SUPPLIED DATA:
····················

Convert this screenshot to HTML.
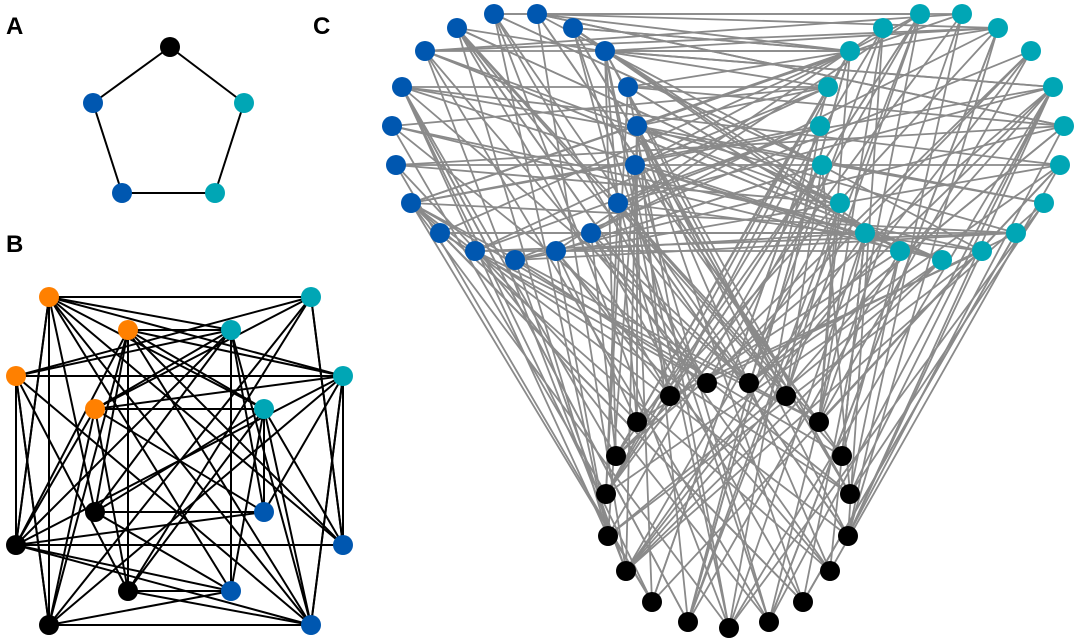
<!DOCTYPE html>
<html><head><meta charset="utf-8"><style>
html,body{margin:0;padding:0;background:#fff;width:1080px;height:640px;overflow:hidden}
svg{display:block}
text{font-family:"Liberation Sans",sans-serif;font-weight:bold;font-size:24px}
</style></head><body>
<svg id="s" width="1080" height="640" viewBox="0 0 1080 640" xmlns="http://www.w3.org/2000/svg">
<text x="6" y="34">A</text>
<text x="6" y="252">B</text>
<text x="313" y="34">C</text>
<g id="edges"></g><g id="nodes"></g>
</svg>
<script>
var NS="http://www.w3.org/2000/svg";
var E=document.getElementById("edges"),N=document.getElementById("nodes");
function line(a,b,c,w){var l=document.createElementNS(NS,"line");l.setAttribute("x1",a[0]);l.setAttribute("y1",a[1]);l.setAttribute("x2",b[0]);l.setAttribute("y2",b[1]);l.setAttribute("stroke",c);l.setAttribute("stroke-width",w);E.appendChild(l);}
function node(p,c,r){var e=document.createElementNS(NS,"circle");e.setAttribute("cx",p[0]);e.setAttribute("cy",p[1]);e.setAttribute("r",r);e.setAttribute("fill",c);N.appendChild(e);}
var BK="#000",BL="#0057b0",TL="#00a6b5",OR="#ff8000";
var A=[[170,47],[244,103],[215,193],[122,193],[93,103]],AC=[BK,TL,TL,BL,BL];
for(var i=0;i<5;i++)line(A[i],A[(i+1)%5],"#000",2);
A.forEach(function(p,i){node(p,AC[i],10)});
var seed=11;function rnd(){seed=(seed*16807)%2147483647;return seed/2147483647;}
var Bg=[[[49,297],[128,330],[16,376],[95,409]],[[311,297],[231,330],[343,376],[264,409]],[[16,545],[95,512],[49,625],[128,591]],[[264,512],[343,545],[231,591],[311,625]]];
var BC=[OR,TL,BK,BL];
for(var g=0;g<4;g++)for(var h=g+1;h<4;h++)for(var i=0;i<4;i++)for(var j=0;j<4;j++){if(rnd()<0.62)line(Bg[g][i],Bg[h][j],"#000",2);}
line([49,297],[311,297],"#000",2);line([49,625],[311,625],"#000",2);line([16,376],[16,545],"#000",2);line([343,376],[343,545],"#000",2);
line([128,330],[128,591],"#000",2);line([95,512],[264,512],"#000",2);line([95,409],[264,409],"#000",2);
line([49,297],[16,545],"#000",2);line([311,297],[343,545],"#000",2);line([16,376],[49,625],"#000",2);line([343,376],[311,625],"#000",2);
for(g=0;g<4;g++)Bg[g].forEach(function(p){node(p,BC[g],10)});
var Cb=[[494,14],[537,14],[573,28],[605,51],[628,87],[637,126],[635,165],[618,203],[591,233],[556,251],[515,260],[475,251],[440,233],[411,203],[396,165],[392,126],[402,87],[425,51],[457,28]];
var Ct=[[920,14],[962,14],[998,28],[1031,51],[1053,87],[1064,126],[1060,165],[1044,203],[1016,233],[982,251],[942,260],[900,251],[865,233],[840,203],[822,165],[820,126],[828,87],[850,51],[883,28]];
var Ck=[[707,383],[749,383],[786,396],[819,422],[842,456],[850,494],[848,536],[830,571],[803,602],[769,622],[729,628],[688,622],[652,602],[626,571],[608,536],[606,494],[616,456],[637,422],[670,396]];
var G="#8a8a8a";seed=12345;
function pick(a){return a[Math.floor(rnd()*a.length)];}
for(var k=0;k<19;k++){
 for(var m=0;m<3;m++){line(Cb[k],pick(Ct),G,1.8);line(Ct[k],pick(Ck),G,1.8);line(Ck[k],pick(Cb),G,1.8);}
 line(Cb[k],pick(Ck),G,1.8);line(Ct[k],pick(Cb),G,1.8);line(Ck[k],pick(Ct),G,1.8);
}
Cb.forEach(function(p){node(p,BL,10)});Ct.forEach(function(p){node(p,TL,10)});Ck.forEach(function(p){node(p,BK,10)});
</script>
</body></html>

····················

SET EXERCISE:
Write out the listing above again, exactly, but with no pictures in the copy.

COMPLETE RESPONSE:
Convert this screenshot to HTML.
<!DOCTYPE html>
<html><head><meta charset="utf-8"><style>
html,body{margin:0;padding:0;background:#fff;width:1080px;height:640px;overflow:hidden}
svg{display:block}
text{font-family:"Liberation Sans",sans-serif;font-weight:bold;font-size:24px}
</style></head><body>
<svg id="s" width="1080" height="640" viewBox="0 0 1080 640" xmlns="http://www.w3.org/2000/svg">
<text x="6" y="34">A</text>
<text x="6" y="252">B</text>
<text x="313" y="34">C</text>
<g id="edges"></g><g id="nodes"></g>
</svg>
<script>
var NS="http://www.w3.org/2000/svg";
var E=document.getElementById("edges"),N=document.getElementById("nodes");
function line(a,b,c,w){var l=document.createElementNS(NS,"line");l.setAttribute("x1",a[0]);l.setAttribute("y1",a[1]);l.setAttribute("x2",b[0]);l.setAttribute("y2",b[1]);l.setAttribute("stroke",c);l.setAttribute("stroke-width",w);E.appendChild(l);}
function node(p,c,r){var e=document.createElementNS(NS,"circle");e.setAttribute("cx",p[0]);e.setAttribute("cy",p[1]);e.setAttribute("r",r);e.setAttribute("fill",c);N.appendChild(e);}
var BK="#000",BL="#0057b0",TL="#00a6b5",OR="#ff8000";
var A=[[170,47],[244,103],[215,193],[122,193],[93,103]],AC=[BK,TL,TL,BL,BL];
for(var i=0;i<5;i++)line(A[i],A[(i+1)%5],"#000",2);
A.forEach(function(p,i){node(p,AC[i],10)});
var seed=11;function rnd(){seed=(seed*16807)%2147483647;return seed/2147483647;}
var Bg=[[[49,297],[128,330],[16,376],[95,409]],[[311,297],[231,330],[343,376],[264,409]],[[16,545],[95,512],[49,625],[128,591]],[[264,512],[343,545],[231,591],[311,625]]];
var BC=[OR,TL,BK,BL];
for(var g=0;g<4;g++)for(var h=g+1;h<4;h++)for(var i=0;i<4;i++)for(var j=0;j<4;j++){if(rnd()<0.62)line(Bg[g][i],Bg[h][j],"#000",2);}
line([49,297],[311,297],"#000",2);line([49,625],[311,625],"#000",2);line([16,376],[16,545],"#000",2);line([343,376],[343,545],"#000",2);
line([128,330],[128,591],"#000",2);line([95,512],[264,512],"#000",2);line([95,409],[264,409],"#000",2);
line([49,297],[16,545],"#000",2);line([311,297],[343,545],"#000",2);line([16,376],[49,625],"#000",2);line([343,376],[311,625],"#000",2);
for(g=0;g<4;g++)Bg[g].forEach(function(p){node(p,BC[g],10)});
var Cb=[[494,14],[537,14],[573,28],[605,51],[628,87],[637,126],[635,165],[618,203],[591,233],[556,251],[515,260],[475,251],[440,233],[411,203],[396,165],[392,126],[402,87],[425,51],[457,28]];
var Ct=[[920,14],[962,14],[998,28],[1031,51],[1053,87],[1064,126],[1060,165],[1044,203],[1016,233],[982,251],[942,260],[900,251],[865,233],[840,203],[822,165],[820,126],[828,87],[850,51],[883,28]];
var Ck=[[707,383],[749,383],[786,396],[819,422],[842,456],[850,494],[848,536],[830,571],[803,602],[769,622],[729,628],[688,622],[652,602],[626,571],[608,536],[606,494],[616,456],[637,422],[670,396]];
var G="#8a8a8a";seed=12345;
function pick(a){return a[Math.floor(rnd()*a.length)];}
for(var k=0;k<19;k++){
 for(var m=0;m<3;m++){line(Cb[k],pick(Ct),G,1.8);line(Ct[k],pick(Ck),G,1.8);line(Ck[k],pick(Cb),G,1.8);}
 line(Cb[k],pick(Ck),G,1.8);line(Ct[k],pick(Cb),G,1.8);line(Ck[k],pick(Ct),G,1.8);
}
Cb.forEach(function(p){node(p,BL,10)});Ct.forEach(function(p){node(p,TL,10)});Ck.forEach(function(p){node(p,BK,10)});
</script>
</body></html>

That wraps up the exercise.